:: To do ::
Repeat exactly each line of the data provided below.

..........

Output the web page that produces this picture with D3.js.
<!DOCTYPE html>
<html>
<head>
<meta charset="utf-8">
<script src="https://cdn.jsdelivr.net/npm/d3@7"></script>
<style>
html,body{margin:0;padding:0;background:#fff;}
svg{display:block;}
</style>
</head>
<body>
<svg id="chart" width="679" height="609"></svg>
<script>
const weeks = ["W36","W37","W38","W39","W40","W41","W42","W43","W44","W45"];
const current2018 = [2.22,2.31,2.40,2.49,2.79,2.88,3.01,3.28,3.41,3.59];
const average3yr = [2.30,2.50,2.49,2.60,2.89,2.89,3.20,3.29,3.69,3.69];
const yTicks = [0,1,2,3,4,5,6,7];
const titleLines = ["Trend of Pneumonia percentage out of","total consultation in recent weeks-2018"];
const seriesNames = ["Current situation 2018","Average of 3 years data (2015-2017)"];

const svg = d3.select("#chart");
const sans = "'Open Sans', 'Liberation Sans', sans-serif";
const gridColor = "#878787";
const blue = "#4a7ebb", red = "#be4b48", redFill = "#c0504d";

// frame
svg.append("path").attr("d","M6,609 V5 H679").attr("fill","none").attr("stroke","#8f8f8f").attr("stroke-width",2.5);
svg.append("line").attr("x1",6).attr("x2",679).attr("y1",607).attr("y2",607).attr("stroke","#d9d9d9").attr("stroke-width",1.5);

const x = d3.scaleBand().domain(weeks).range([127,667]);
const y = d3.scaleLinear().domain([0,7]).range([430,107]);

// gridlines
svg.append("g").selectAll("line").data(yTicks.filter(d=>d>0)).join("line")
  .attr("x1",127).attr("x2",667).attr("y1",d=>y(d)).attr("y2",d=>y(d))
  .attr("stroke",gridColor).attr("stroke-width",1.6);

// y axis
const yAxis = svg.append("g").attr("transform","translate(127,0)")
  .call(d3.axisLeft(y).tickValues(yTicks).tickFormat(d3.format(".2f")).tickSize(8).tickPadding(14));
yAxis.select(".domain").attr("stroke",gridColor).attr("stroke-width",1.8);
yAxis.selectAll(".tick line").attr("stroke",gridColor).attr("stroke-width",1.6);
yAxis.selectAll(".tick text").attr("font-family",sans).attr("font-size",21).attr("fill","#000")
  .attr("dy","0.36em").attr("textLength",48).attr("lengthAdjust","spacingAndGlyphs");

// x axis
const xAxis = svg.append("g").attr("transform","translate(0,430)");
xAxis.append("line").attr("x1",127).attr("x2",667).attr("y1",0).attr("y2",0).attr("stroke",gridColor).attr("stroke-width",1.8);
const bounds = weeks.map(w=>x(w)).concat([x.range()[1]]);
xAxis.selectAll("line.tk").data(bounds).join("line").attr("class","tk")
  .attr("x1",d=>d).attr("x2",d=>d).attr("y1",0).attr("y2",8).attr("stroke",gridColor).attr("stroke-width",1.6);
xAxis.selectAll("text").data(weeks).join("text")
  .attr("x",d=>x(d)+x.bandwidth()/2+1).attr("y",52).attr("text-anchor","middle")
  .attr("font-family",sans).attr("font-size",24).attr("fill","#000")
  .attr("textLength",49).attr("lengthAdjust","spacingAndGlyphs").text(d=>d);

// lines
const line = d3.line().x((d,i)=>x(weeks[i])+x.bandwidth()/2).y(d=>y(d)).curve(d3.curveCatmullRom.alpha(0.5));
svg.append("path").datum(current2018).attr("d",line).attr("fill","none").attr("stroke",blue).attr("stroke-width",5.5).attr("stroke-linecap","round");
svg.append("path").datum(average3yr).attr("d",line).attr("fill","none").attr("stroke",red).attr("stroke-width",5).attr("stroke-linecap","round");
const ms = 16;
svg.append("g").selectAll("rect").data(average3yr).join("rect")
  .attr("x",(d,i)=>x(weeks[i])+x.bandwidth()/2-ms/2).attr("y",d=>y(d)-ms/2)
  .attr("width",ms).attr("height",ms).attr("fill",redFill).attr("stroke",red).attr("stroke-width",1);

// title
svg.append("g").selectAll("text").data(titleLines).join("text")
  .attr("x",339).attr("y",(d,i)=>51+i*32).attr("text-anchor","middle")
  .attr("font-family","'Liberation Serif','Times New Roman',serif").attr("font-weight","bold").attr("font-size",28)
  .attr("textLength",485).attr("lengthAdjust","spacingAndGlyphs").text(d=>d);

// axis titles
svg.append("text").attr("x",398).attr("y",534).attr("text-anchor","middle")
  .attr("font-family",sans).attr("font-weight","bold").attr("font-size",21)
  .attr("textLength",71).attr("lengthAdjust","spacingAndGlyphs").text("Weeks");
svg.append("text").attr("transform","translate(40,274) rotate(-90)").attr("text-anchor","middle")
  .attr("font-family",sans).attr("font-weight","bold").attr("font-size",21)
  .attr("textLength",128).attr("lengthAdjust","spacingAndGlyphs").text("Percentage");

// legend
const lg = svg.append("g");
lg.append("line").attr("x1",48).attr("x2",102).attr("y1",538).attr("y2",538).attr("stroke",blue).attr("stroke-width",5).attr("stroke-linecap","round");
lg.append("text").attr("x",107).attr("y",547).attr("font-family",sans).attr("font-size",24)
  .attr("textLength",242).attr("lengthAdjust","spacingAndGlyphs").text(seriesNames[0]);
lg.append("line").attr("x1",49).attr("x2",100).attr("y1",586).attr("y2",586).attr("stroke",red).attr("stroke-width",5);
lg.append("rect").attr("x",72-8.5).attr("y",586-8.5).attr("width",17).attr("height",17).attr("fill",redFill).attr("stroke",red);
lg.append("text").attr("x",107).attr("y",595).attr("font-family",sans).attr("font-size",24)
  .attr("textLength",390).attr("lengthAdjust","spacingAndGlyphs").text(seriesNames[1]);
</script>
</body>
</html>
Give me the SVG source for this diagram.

..........

:: Full output ::
Output the web page that produces this picture with D3.js.
<!DOCTYPE html>
<html>
<head>
<meta charset="utf-8">
<script src="https://cdn.jsdelivr.net/npm/d3@7"></script>
<style>
html,body{margin:0;padding:0;background:#fff;}
svg{display:block;}
</style>
</head>
<body>
<svg id="chart" width="679" height="609"></svg>
<script>
const weeks = ["W36","W37","W38","W39","W40","W41","W42","W43","W44","W45"];
const current2018 = [2.22,2.31,2.40,2.49,2.79,2.88,3.01,3.28,3.41,3.59];
const average3yr = [2.30,2.50,2.49,2.60,2.89,2.89,3.20,3.29,3.69,3.69];
const yTicks = [0,1,2,3,4,5,6,7];
const titleLines = ["Trend of Pneumonia percentage out of","total consultation in recent weeks-2018"];
const seriesNames = ["Current situation 2018","Average of 3 years data (2015-2017)"];

const svg = d3.select("#chart");
const sans = "'Open Sans', 'Liberation Sans', sans-serif";
const gridColor = "#878787";
const blue = "#4a7ebb", red = "#be4b48", redFill = "#c0504d";

// frame
svg.append("path").attr("d","M6,609 V5 H679").attr("fill","none").attr("stroke","#8f8f8f").attr("stroke-width",2.5);
svg.append("line").attr("x1",6).attr("x2",679).attr("y1",607).attr("y2",607).attr("stroke","#d9d9d9").attr("stroke-width",1.5);

const x = d3.scaleBand().domain(weeks).range([127,667]);
const y = d3.scaleLinear().domain([0,7]).range([430,107]);

// gridlines
svg.append("g").selectAll("line").data(yTicks.filter(d=>d>0)).join("line")
  .attr("x1",127).attr("x2",667).attr("y1",d=>y(d)).attr("y2",d=>y(d))
  .attr("stroke",gridColor).attr("stroke-width",1.6);

// y axis
const yAxis = svg.append("g").attr("transform","translate(127,0)")
  .call(d3.axisLeft(y).tickValues(yTicks).tickFormat(d3.format(".2f")).tickSize(8).tickPadding(14));
yAxis.select(".domain").attr("stroke",gridColor).attr("stroke-width",1.8);
yAxis.selectAll(".tick line").attr("stroke",gridColor).attr("stroke-width",1.6);
yAxis.selectAll(".tick text").attr("font-family",sans).attr("font-size",21).attr("fill","#000")
  .attr("dy","0.36em").attr("textLength",48).attr("lengthAdjust","spacingAndGlyphs");

// x axis
const xAxis = svg.append("g").attr("transform","translate(0,430)");
xAxis.append("line").attr("x1",127).attr("x2",667).attr("y1",0).attr("y2",0).attr("stroke",gridColor).attr("stroke-width",1.8);
const bounds = weeks.map(w=>x(w)).concat([x.range()[1]]);
xAxis.selectAll("line.tk").data(bounds).join("line").attr("class","tk")
  .attr("x1",d=>d).attr("x2",d=>d).attr("y1",0).attr("y2",8).attr("stroke",gridColor).attr("stroke-width",1.6);
xAxis.selectAll("text").data(weeks).join("text")
  .attr("x",d=>x(d)+x.bandwidth()/2+1).attr("y",52).attr("text-anchor","middle")
  .attr("font-family",sans).attr("font-size",24).attr("fill","#000")
  .attr("textLength",49).attr("lengthAdjust","spacingAndGlyphs").text(d=>d);

// lines
const line = d3.line().x((d,i)=>x(weeks[i])+x.bandwidth()/2).y(d=>y(d)).curve(d3.curveCatmullRom.alpha(0.5));
svg.append("path").datum(current2018).attr("d",line).attr("fill","none").attr("stroke",blue).attr("stroke-width",5.5).attr("stroke-linecap","round");
svg.append("path").datum(average3yr).attr("d",line).attr("fill","none").attr("stroke",red).attr("stroke-width",5).attr("stroke-linecap","round");
const ms = 16;
svg.append("g").selectAll("rect").data(average3yr).join("rect")
  .attr("x",(d,i)=>x(weeks[i])+x.bandwidth()/2-ms/2).attr("y",d=>y(d)-ms/2)
  .attr("width",ms).attr("height",ms).attr("fill",redFill).attr("stroke",red).attr("stroke-width",1);

// title
svg.append("g").selectAll("text").data(titleLines).join("text")
  .attr("x",339).attr("y",(d,i)=>51+i*32).attr("text-anchor","middle")
  .attr("font-family","'Liberation Serif','Times New Roman',serif").attr("font-weight","bold").attr("font-size",28)
  .attr("textLength",485).attr("lengthAdjust","spacingAndGlyphs").text(d=>d);

// axis titles
svg.append("text").attr("x",398).attr("y",534).attr("text-anchor","middle")
  .attr("font-family",sans).attr("font-weight","bold").attr("font-size",21)
  .attr("textLength",71).attr("lengthAdjust","spacingAndGlyphs").text("Weeks");
svg.append("text").attr("transform","translate(40,274) rotate(-90)").attr("text-anchor","middle")
  .attr("font-family",sans).attr("font-weight","bold").attr("font-size",21)
  .attr("textLength",128).attr("lengthAdjust","spacingAndGlyphs").text("Percentage");

// legend
const lg = svg.append("g");
lg.append("line").attr("x1",48).attr("x2",102).attr("y1",538).attr("y2",538).attr("stroke",blue).attr("stroke-width",5).attr("stroke-linecap","round");
lg.append("text").attr("x",107).attr("y",547).attr("font-family",sans).attr("font-size",24)
  .attr("textLength",242).attr("lengthAdjust","spacingAndGlyphs").text(seriesNames[0]);
lg.append("line").attr("x1",49).attr("x2",100).attr("y1",586).attr("y2",586).attr("stroke",red).attr("stroke-width",5);
lg.append("rect").attr("x",72-8.5).attr("y",586-8.5).attr("width",17).attr("height",17).attr("fill",redFill).attr("stroke",red);
lg.append("text").attr("x",107).attr("y",595).attr("font-family",sans).attr("font-size",24)
  .attr("textLength",390).attr("lengthAdjust","spacingAndGlyphs").text(seriesNames[1]);
</script>
</body>
</html>
Give me the SVG source for this diagram.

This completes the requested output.